__Exercise__
Reproduce the listing word for word, leaving every picture behind.

__Data__
------------------------------------------------

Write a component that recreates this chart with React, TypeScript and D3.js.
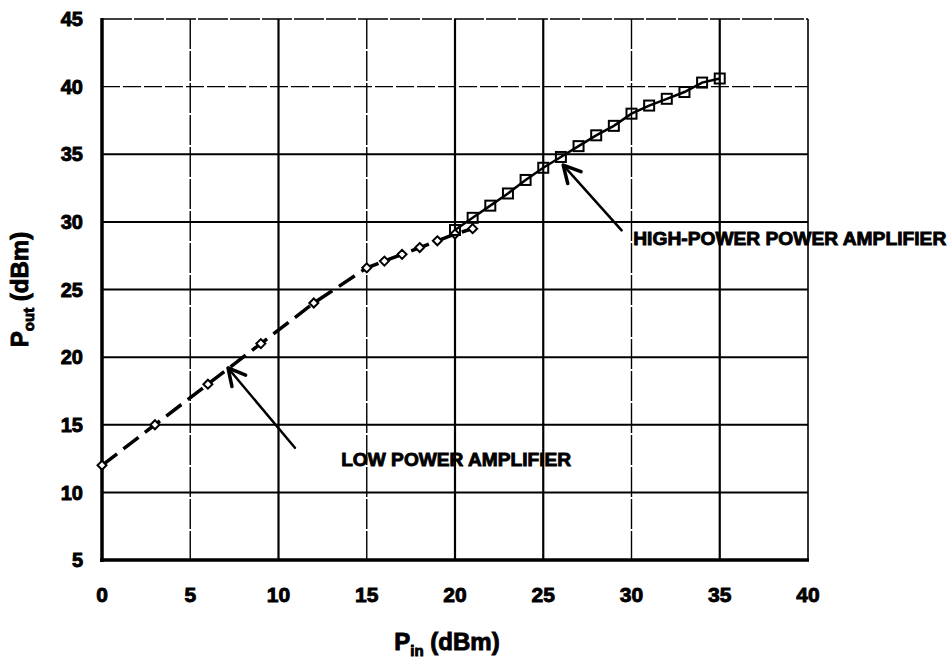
import React from 'react';
import * as d3 from 'd3';

// tick values
const xTicks = [0, 5, 10, 15, 20, 25, 30, 35, 40];
const yTicks = [5, 10, 15, 20, 25, 30, 35, 40, 45];

// low power amplifier (diamonds, dashed)
const lowPin = [0, 3, 6, 9, 12, 15, 16, 17, 18, 19, 20, 21];
const lowPout = [12, 15, 18, 21, 24, 26.6, 27.1, 27.6, 28.1, 28.6, 29.1, 29.5];

// high-power power amplifier (squares, solid)
const highPin = [20, 21, 22, 23, 24, 25, 26, 27, 28, 29, 30, 31, 32, 33, 34, 35];
const highPout = [29.4, 30.3, 31.2, 32.1, 33.1, 34.0, 34.8, 35.6, 36.4, 37.1, 38.0, 38.6, 39.1, 39.6, 40.3, 40.6];

// annotations (data coords): label position, arrow tail, arrow tip
const lowLabel = 'LOW POWER AMPLIFIER';
const lowAnno = { lx: 13.55, ly: 11.95, tail: [10.93, 13.3], tip: [7.14, 19.2] };
const highLabel = 'HIGH-POWER POWER AMPLIFIER';
const highAnno = { lx: 30.1, ly: 28.3, tail: [29.44, 29.37], tip: [26.13, 34.2] };

const W = 952;
const H = 663;
const left = 102, right = 808, top = 19, bottom = 560;
const font = 'Arial, "Liberation Sans", sans-serif';

// grid lines drawn lighter / dashed in the scan
const thinX = [5, 15, 30];
const thinY = [40];

const App = () => {
  const x = d3.scaleLinear().domain([0, 40]).range([left, right]);
  const y = d3.scaleLinear().domain([5, 45]).range([bottom, top]);

  const lowPts = lowPin.map((v, i) => [x(v), y(lowPout[i])] as [number, number]);
  const highPts = highPin.map((v, i) => [x(v), y(highPout[i])] as [number, number]);
  const line = d3.line();

  const arrow = (a: { tail: number[]; tip: number[] }, key: string) => {
    const tx = x(a.tail[0]), ty = y(a.tail[1]);
    const px = x(a.tip[0]), py = y(a.tip[1]);
    const ang = Math.atan2(ty - py, tx - px);
    const len = 19;
    const s = (28 * Math.PI) / 180;
    const a1 = [px + len * Math.cos(ang + s), py + len * Math.sin(ang + s)];
    const a2 = [px + len * Math.cos(ang - s), py + len * Math.sin(ang - s)];
    return (
      <g key={key} stroke="#000" fill="none" strokeLinecap="round" strokeLinejoin="round">
        <line x1={tx} y1={ty} x2={px} y2={py} strokeWidth={2.5} />
        <polyline points={`${a1[0]},${a1[1]} ${px},${py} ${a2[0]},${a2[1]}`} strokeWidth={3.5} />
      </g>
    );
  };

  const txt = { fontFamily: font, fontWeight: 'bold' as const, fill: '#000', stroke: '#000', strokeWidth: 0.9 };

  return (
    <svg width={W} height={H} style={{ position: 'absolute', left: 0, top: 0, background: '#fff' }}>
      <rect width={W} height={H} fill="#fff" />
      {/* grid */}
      {xTicks.slice(1, -1).map((t) => (
        <line key={'gx' + t} x1={x(t)} x2={x(t)} y1={top} y2={bottom} stroke="#000"
          strokeWidth={thinX.includes(t) ? 1.4 : 2.2}
          strokeDasharray={thinX.includes(t) ? '30,2' : undefined} />
      ))}
      {yTicks.slice(1, -1).map((t) => (
        <line key={'gy' + t} x1={left} x2={right} y1={y(t)} y2={y(t)} stroke="#000"
          strokeWidth={thinY.includes(t) ? 1.4 : 2}
          strokeDasharray={thinY.includes(t) ? '18,3' : undefined} />
      ))}
      {/* frame */}
      <line x1={left} x2={right} y1={top} y2={top} stroke="#000" strokeWidth={1.6} strokeDasharray="30,2" />
      <line x1={right} x2={right} y1={top} y2={bottom} stroke="#000" strokeWidth={1.6} />
      <line x1={left} x2={left} y1={top - 1} y2={bottom + 2} stroke="#000" strokeWidth={3.5} />
      <line x1={left - 2} x2={right + 1} y1={bottom} y2={bottom} stroke="#000" strokeWidth={3.5} />

      {/* tick labels */}
      {yTicks.map((t) => (
        <text key={'yt' + t} x={83} y={y(t)} dy="0.36em" textAnchor="end" fontSize={20} {...txt}>{t}</text>
      ))}
      {xTicks.map((t) => (
        <text key={'xt' + t} x={x(t)} y={602} textAnchor="middle" fontSize={21} {...txt}>{t}</text>
      ))}

      {/* axis titles */}
      <text x={447} y={650} textAnchor="middle" fontSize={24} {...txt}>
        P<tspan fontSize={15} dy={6}>in</tspan><tspan dy={-6}> (dBm)</tspan>
      </text>
      <text transform={`translate(28,${(top + bottom) / 2}) rotate(-90)`} textAnchor="middle" fontSize={24} {...txt}>
        P<tspan fontSize={15} dy={6}>out</tspan><tspan dy={-6}> (dBm)</tspan>
      </text>

      {/* low power series */}
      <path d={line(lowPts) || ''} fill="none" stroke="#000" strokeWidth={3.5} strokeDasharray="19,8" />
      {lowPts.map(([px, py], i) => (
        <path key={'d' + i} d={`M${px},${py - 4.5}L${px + 4.5},${py}L${px},${py + 4.5}L${px - 4.5},${py}Z`}
          fill="#fff" stroke="#000" strokeWidth={2} />
      ))}

      {/* high power series */}
      <path d={line(highPts) || ''} fill="none" stroke="#000" strokeWidth={2.5} />
      {highPts.map(([px, py], i) => (
        <rect key={'s' + i} x={px - 5} y={py - 5} width={10} height={10} fill="none" stroke="#000" strokeWidth={2} />
      ))}

      {/* annotations */}
      {arrow(lowAnno, 'la')}
      {arrow(highAnno, 'ha')}
      <text x={x(lowAnno.lx)} y={y(lowAnno.ly)} fontSize={19} textLength={230} lengthAdjust="spacingAndGlyphs" {...txt}>{lowLabel}</text>
      <text x={x(highAnno.lx)} y={y(highAnno.ly)} fontSize={19} textLength={313} lengthAdjust="spacingAndGlyphs" {...txt}>{highLabel}</text>
    </svg>
  );
};

export default App;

------------------------------------------------

__Exercise response__
Write a component that recreates this chart with React, TypeScript and D3.js.
import React from 'react';
import * as d3 from 'd3';

// tick values
const xTicks = [0, 5, 10, 15, 20, 25, 30, 35, 40];
const yTicks = [5, 10, 15, 20, 25, 30, 35, 40, 45];

// low power amplifier (diamonds, dashed)
const lowPin = [0, 3, 6, 9, 12, 15, 16, 17, 18, 19, 20, 21];
const lowPout = [12, 15, 18, 21, 24, 26.6, 27.1, 27.6, 28.1, 28.6, 29.1, 29.5];

// high-power power amplifier (squares, solid)
const highPin = [20, 21, 22, 23, 24, 25, 26, 27, 28, 29, 30, 31, 32, 33, 34, 35];
const highPout = [29.4, 30.3, 31.2, 32.1, 33.1, 34.0, 34.8, 35.6, 36.4, 37.1, 38.0, 38.6, 39.1, 39.6, 40.3, 40.6];

// annotations (data coords): label position, arrow tail, arrow tip
const lowLabel = 'LOW POWER AMPLIFIER';
const lowAnno = { lx: 13.55, ly: 11.95, tail: [10.93, 13.3], tip: [7.14, 19.2] };
const highLabel = 'HIGH-POWER POWER AMPLIFIER';
const highAnno = { lx: 30.1, ly: 28.3, tail: [29.44, 29.37], tip: [26.13, 34.2] };

const W = 952;
const H = 663;
const left = 102, right = 808, top = 19, bottom = 560;
const font = 'Arial, "Liberation Sans", sans-serif';

// grid lines drawn lighter / dashed in the scan
const thinX = [5, 15, 30];
const thinY = [40];

const App = () => {
  const x = d3.scaleLinear().domain([0, 40]).range([left, right]);
  const y = d3.scaleLinear().domain([5, 45]).range([bottom, top]);

  const lowPts = lowPin.map((v, i) => [x(v), y(lowPout[i])] as [number, number]);
  const highPts = highPin.map((v, i) => [x(v), y(highPout[i])] as [number, number]);
  const line = d3.line();

  const arrow = (a: { tail: number[]; tip: number[] }, key: string) => {
    const tx = x(a.tail[0]), ty = y(a.tail[1]);
    const px = x(a.tip[0]), py = y(a.tip[1]);
    const ang = Math.atan2(ty - py, tx - px);
    const len = 19;
    const s = (28 * Math.PI) / 180;
    const a1 = [px + len * Math.cos(ang + s), py + len * Math.sin(ang + s)];
    const a2 = [px + len * Math.cos(ang - s), py + len * Math.sin(ang - s)];
    return (
      <g key={key} stroke="#000" fill="none" strokeLinecap="round" strokeLinejoin="round">
        <line x1={tx} y1={ty} x2={px} y2={py} strokeWidth={2.5} />
        <polyline points={`${a1[0]},${a1[1]} ${px},${py} ${a2[0]},${a2[1]}`} strokeWidth={3.5} />
      </g>
    );
  };

  const txt = { fontFamily: font, fontWeight: 'bold' as const, fill: '#000', stroke: '#000', strokeWidth: 0.9 };

  return (
    <svg width={W} height={H} style={{ position: 'absolute', left: 0, top: 0, background: '#fff' }}>
      <rect width={W} height={H} fill="#fff" />
      {/* grid */}
      {xTicks.slice(1, -1).map((t) => (
        <line key={'gx' + t} x1={x(t)} x2={x(t)} y1={top} y2={bottom} stroke="#000"
          strokeWidth={thinX.includes(t) ? 1.4 : 2.2}
          strokeDasharray={thinX.includes(t) ? '30,2' : undefined} />
      ))}
      {yTicks.slice(1, -1).map((t) => (
        <line key={'gy' + t} x1={left} x2={right} y1={y(t)} y2={y(t)} stroke="#000"
          strokeWidth={thinY.includes(t) ? 1.4 : 2}
          strokeDasharray={thinY.includes(t) ? '18,3' : undefined} />
      ))}
      {/* frame */}
      <line x1={left} x2={right} y1={top} y2={top} stroke="#000" strokeWidth={1.6} strokeDasharray="30,2" />
      <line x1={right} x2={right} y1={top} y2={bottom} stroke="#000" strokeWidth={1.6} />
      <line x1={left} x2={left} y1={top - 1} y2={bottom + 2} stroke="#000" strokeWidth={3.5} />
      <line x1={left - 2} x2={right + 1} y1={bottom} y2={bottom} stroke="#000" strokeWidth={3.5} />

      {/* tick labels */}
      {yTicks.map((t) => (
        <text key={'yt' + t} x={83} y={y(t)} dy="0.36em" textAnchor="end" fontSize={20} {...txt}>{t}</text>
      ))}
      {xTicks.map((t) => (
        <text key={'xt' + t} x={x(t)} y={602} textAnchor="middle" fontSize={21} {...txt}>{t}</text>
      ))}

      {/* axis titles */}
      <text x={447} y={650} textAnchor="middle" fontSize={24} {...txt}>
        P<tspan fontSize={15} dy={6}>in</tspan><tspan dy={-6}> (dBm)</tspan>
      </text>
      <text transform={`translate(28,${(top + bottom) / 2}) rotate(-90)`} textAnchor="middle" fontSize={24} {...txt}>
        P<tspan fontSize={15} dy={6}>out</tspan><tspan dy={-6}> (dBm)</tspan>
      </text>

      {/* low power series */}
      <path d={line(lowPts) || ''} fill="none" stroke="#000" strokeWidth={3.5} strokeDasharray="19,8" />
      {lowPts.map(([px, py], i) => (
        <path key={'d' + i} d={`M${px},${py - 4.5}L${px + 4.5},${py}L${px},${py + 4.5}L${px - 4.5},${py}Z`}
          fill="#fff" stroke="#000" strokeWidth={2} />
      ))}

      {/* high power series */}
      <path d={line(highPts) || ''} fill="none" stroke="#000" strokeWidth={2.5} />
      {highPts.map(([px, py], i) => (
        <rect key={'s' + i} x={px - 5} y={py - 5} width={10} height={10} fill="none" stroke="#000" strokeWidth={2} />
      ))}

      {/* annotations */}
      {arrow(lowAnno, 'la')}
      {arrow(highAnno, 'ha')}
      <text x={x(lowAnno.lx)} y={y(lowAnno.ly)} fontSize={19} textLength={230} lengthAdjust="spacingAndGlyphs" {...txt}>{lowLabel}</text>
      <text x={x(highAnno.lx)} y={y(highAnno.ly)} fontSize={19} textLength={313} lengthAdjust="spacingAndGlyphs" {...txt}>{highLabel}</text>
    </svg>
  );
};

export default App;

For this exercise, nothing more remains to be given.